[Extracted records]
"""
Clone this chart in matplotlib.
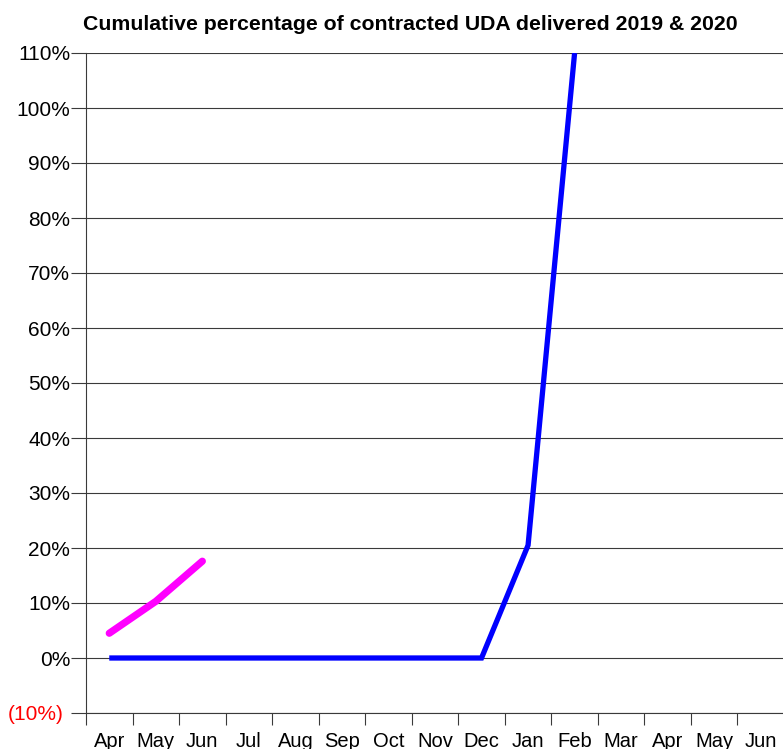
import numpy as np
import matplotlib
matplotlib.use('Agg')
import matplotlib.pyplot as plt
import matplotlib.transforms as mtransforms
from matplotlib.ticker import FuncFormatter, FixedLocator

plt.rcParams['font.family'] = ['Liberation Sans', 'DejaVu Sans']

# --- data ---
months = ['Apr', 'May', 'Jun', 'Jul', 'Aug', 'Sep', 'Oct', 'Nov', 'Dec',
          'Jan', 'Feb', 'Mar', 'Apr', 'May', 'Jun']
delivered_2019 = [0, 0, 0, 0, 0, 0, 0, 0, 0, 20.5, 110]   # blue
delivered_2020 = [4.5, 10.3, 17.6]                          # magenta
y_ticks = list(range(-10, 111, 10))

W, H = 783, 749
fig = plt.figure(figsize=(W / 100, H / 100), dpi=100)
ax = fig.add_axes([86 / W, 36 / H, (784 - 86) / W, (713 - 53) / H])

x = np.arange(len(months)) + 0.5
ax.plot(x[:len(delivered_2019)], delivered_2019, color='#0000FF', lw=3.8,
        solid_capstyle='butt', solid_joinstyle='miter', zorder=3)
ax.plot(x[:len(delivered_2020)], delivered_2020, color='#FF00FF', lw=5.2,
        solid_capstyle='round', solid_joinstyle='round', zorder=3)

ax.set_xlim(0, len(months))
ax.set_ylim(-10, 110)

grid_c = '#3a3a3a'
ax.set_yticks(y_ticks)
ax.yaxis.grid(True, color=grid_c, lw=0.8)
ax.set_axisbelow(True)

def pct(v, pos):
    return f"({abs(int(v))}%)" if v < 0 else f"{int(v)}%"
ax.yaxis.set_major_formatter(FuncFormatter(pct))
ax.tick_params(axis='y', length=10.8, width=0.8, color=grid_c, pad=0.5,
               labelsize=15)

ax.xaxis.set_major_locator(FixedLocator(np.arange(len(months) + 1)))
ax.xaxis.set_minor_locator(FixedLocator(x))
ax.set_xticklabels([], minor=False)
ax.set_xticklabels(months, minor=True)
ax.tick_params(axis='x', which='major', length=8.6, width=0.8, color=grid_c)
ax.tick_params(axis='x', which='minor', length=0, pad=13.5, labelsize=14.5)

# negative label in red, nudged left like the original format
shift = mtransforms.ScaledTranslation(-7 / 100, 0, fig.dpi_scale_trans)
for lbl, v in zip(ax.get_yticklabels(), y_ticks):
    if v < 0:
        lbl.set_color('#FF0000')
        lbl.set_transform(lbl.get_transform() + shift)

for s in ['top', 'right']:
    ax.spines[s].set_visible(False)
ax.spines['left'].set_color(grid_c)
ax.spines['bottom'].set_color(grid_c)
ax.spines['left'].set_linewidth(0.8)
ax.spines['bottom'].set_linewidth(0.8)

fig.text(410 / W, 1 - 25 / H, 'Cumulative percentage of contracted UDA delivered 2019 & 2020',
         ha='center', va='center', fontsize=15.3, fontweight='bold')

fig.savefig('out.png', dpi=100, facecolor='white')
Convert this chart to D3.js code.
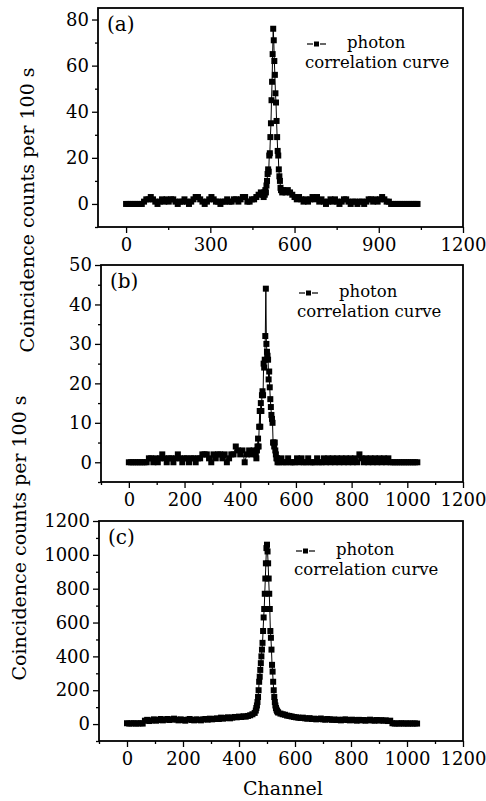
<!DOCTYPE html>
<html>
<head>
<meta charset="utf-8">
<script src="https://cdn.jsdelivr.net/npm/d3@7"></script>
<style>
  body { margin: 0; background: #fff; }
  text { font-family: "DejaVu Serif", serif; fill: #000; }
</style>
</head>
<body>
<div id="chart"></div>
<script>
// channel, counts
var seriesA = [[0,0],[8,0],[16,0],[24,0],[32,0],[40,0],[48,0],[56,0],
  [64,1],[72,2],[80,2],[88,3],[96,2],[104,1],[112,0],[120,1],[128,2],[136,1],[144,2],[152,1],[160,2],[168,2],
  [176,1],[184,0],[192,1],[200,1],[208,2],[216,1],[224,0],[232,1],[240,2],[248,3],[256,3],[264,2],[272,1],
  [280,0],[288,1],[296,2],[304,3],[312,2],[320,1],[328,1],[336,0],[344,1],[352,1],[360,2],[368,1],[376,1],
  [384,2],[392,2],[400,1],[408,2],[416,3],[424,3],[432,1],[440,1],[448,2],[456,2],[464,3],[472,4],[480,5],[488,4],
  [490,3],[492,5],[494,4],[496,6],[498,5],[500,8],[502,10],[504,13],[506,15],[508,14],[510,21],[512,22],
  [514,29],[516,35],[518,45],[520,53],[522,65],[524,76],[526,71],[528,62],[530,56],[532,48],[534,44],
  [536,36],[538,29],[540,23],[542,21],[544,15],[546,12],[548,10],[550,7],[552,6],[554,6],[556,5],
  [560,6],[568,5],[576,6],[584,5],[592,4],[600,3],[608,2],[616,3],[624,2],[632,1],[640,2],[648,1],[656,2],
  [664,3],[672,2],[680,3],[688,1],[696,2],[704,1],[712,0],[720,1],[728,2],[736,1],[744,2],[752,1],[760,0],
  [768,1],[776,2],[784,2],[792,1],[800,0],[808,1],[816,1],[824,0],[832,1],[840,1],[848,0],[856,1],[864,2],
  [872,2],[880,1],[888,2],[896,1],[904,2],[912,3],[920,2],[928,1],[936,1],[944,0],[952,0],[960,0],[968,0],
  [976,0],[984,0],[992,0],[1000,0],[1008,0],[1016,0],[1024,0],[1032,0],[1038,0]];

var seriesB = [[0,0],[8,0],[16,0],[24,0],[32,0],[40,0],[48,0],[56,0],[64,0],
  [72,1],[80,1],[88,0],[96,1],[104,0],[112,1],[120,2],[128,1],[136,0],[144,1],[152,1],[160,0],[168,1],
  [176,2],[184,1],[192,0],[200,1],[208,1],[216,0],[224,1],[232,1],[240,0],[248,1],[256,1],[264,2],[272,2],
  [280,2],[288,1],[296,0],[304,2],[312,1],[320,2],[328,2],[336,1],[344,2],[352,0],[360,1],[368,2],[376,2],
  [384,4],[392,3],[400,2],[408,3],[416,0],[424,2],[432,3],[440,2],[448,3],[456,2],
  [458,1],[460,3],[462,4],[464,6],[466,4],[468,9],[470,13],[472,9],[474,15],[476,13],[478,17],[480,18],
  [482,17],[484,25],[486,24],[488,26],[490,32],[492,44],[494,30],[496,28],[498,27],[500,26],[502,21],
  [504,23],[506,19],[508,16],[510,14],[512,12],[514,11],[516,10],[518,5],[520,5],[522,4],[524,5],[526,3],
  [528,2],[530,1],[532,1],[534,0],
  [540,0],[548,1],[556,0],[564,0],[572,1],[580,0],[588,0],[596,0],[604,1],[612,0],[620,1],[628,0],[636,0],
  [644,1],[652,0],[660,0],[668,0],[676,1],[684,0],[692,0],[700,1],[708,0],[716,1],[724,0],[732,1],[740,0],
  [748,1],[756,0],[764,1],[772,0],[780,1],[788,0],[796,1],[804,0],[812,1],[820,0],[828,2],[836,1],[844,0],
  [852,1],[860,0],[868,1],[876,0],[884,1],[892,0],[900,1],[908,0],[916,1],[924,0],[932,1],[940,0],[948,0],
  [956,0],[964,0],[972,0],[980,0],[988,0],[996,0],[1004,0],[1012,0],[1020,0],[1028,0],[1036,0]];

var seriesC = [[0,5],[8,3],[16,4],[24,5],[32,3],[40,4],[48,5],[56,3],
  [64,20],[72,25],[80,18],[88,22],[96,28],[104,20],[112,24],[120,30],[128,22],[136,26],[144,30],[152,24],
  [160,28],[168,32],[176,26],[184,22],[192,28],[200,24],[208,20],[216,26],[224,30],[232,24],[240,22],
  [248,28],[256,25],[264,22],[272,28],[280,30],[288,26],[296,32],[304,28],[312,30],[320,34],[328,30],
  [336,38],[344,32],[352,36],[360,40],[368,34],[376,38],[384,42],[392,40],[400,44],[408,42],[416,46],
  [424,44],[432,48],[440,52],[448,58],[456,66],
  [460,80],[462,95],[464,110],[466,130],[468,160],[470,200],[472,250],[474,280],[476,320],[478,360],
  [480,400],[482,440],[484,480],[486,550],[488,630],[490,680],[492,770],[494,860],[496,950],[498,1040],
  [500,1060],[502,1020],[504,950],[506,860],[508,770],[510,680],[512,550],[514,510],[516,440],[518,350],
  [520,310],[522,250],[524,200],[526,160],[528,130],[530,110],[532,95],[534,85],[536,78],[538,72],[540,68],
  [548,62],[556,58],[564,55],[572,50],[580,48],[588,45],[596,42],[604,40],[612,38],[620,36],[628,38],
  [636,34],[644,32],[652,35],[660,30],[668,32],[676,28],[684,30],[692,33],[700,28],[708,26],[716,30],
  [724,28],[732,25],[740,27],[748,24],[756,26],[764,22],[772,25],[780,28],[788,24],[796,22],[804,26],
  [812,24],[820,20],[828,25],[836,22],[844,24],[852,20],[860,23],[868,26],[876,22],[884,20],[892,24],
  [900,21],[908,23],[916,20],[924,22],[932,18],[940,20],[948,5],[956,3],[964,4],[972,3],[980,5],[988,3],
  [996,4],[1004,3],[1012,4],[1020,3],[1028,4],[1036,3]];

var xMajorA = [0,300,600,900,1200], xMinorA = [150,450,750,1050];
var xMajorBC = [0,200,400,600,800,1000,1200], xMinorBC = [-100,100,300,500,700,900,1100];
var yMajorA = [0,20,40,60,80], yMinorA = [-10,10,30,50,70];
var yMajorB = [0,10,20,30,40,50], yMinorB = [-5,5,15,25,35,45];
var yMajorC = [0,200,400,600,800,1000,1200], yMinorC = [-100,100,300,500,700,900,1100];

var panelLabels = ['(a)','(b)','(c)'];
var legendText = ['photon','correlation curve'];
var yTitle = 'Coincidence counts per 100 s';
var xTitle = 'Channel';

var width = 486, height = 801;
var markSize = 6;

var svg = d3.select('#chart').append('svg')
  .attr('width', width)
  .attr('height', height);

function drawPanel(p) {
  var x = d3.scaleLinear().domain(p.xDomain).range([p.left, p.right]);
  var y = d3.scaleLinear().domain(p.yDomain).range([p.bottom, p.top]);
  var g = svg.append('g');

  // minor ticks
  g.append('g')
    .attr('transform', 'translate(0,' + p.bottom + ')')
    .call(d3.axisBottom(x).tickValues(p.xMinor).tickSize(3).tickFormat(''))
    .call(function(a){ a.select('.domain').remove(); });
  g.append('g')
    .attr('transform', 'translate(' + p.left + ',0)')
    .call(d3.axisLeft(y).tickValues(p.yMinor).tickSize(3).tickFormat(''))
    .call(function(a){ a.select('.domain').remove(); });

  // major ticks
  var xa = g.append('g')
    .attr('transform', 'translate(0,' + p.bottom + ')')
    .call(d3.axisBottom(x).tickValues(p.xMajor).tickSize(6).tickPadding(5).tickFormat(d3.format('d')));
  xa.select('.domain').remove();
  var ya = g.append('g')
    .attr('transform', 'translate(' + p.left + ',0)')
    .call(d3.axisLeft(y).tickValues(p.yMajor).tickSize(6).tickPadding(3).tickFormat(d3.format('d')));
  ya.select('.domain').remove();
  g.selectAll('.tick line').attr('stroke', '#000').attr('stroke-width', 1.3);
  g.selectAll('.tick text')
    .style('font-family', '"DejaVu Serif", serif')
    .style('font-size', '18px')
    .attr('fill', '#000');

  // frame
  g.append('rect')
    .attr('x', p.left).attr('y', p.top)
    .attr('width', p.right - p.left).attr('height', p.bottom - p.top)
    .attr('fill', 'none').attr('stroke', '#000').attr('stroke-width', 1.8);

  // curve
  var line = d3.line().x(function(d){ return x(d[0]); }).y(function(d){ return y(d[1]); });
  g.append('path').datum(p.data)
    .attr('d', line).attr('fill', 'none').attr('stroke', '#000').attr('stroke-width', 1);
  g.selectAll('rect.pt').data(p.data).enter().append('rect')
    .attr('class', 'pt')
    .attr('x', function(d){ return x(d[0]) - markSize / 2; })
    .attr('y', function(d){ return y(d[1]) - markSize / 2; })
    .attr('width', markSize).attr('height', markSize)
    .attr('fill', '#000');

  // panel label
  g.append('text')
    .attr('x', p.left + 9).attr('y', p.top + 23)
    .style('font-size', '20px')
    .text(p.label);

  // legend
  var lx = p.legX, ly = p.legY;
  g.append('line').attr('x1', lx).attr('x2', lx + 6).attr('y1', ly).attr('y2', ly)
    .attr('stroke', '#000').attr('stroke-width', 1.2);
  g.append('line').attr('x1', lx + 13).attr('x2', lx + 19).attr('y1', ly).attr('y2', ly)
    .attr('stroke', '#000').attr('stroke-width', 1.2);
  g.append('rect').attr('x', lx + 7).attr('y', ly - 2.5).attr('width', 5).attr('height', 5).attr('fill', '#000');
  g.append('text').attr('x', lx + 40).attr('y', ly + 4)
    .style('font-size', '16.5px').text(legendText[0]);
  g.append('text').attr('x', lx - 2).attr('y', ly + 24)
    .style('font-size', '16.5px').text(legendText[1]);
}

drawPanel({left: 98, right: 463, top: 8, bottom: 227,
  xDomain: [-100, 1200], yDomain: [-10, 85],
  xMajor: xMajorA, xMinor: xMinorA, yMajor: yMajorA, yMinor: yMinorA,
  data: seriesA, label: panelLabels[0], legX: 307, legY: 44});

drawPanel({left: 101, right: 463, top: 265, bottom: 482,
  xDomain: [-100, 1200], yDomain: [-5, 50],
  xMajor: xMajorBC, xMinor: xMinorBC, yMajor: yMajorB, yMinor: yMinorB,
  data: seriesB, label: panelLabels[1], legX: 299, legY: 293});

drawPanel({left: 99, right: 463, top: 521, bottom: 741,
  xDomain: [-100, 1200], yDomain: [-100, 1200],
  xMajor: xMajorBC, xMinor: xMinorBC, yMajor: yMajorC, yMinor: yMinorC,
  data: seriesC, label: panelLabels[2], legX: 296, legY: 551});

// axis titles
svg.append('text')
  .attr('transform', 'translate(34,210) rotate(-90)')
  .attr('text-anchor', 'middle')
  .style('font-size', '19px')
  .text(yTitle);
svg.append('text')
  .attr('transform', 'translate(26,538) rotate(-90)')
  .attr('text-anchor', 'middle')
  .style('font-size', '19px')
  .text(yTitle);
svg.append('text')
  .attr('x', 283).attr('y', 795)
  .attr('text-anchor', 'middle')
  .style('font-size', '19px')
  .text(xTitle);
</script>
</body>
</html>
"""
Repeat only the lines from the beginning of the material through the line containing "ax.set_ylim(-10, 110)", both ends kept, leaving pictures out.

Output of the exercise:
Clone this chart in matplotlib.
import numpy as np
import matplotlib
matplotlib.use('Agg')
import matplotlib.pyplot as plt
import matplotlib.transforms as mtransforms
from matplotlib.ticker import FuncFormatter, FixedLocator

plt.rcParams['font.family'] = ['Liberation Sans', 'DejaVu Sans']

# --- data ---
months = ['Apr', 'May', 'Jun', 'Jul', 'Aug', 'Sep', 'Oct', 'Nov', 'Dec',
          'Jan', 'Feb', 'Mar', 'Apr', 'May', 'Jun']
delivered_2019 = [0, 0, 0, 0, 0, 0, 0, 0, 0, 20.5, 110]   # blue
delivered_2020 = [4.5, 10.3, 17.6]                          # magenta
y_ticks = list(range(-10, 111, 10))

W, H = 783, 749
fig = plt.figure(figsize=(W / 100, H / 100), dpi=100)
ax = fig.add_axes([86 / W, 36 / H, (784 - 86) / W, (713 - 53) / H])

x = np.arange(len(months)) + 0.5
ax.plot(x[:len(delivered_2019)], delivered_2019, color='#0000FF', lw=3.8,
        solid_capstyle='butt', solid_joinstyle='miter', zorder=3)
ax.plot(x[:len(delivered_2020)], delivered_2020, color='#FF00FF', lw=5.2,
        solid_capstyle='round', solid_joinstyle='round', zorder=3)

ax.set_xlim(0, len(months))
ax.set_ylim(-10, 110)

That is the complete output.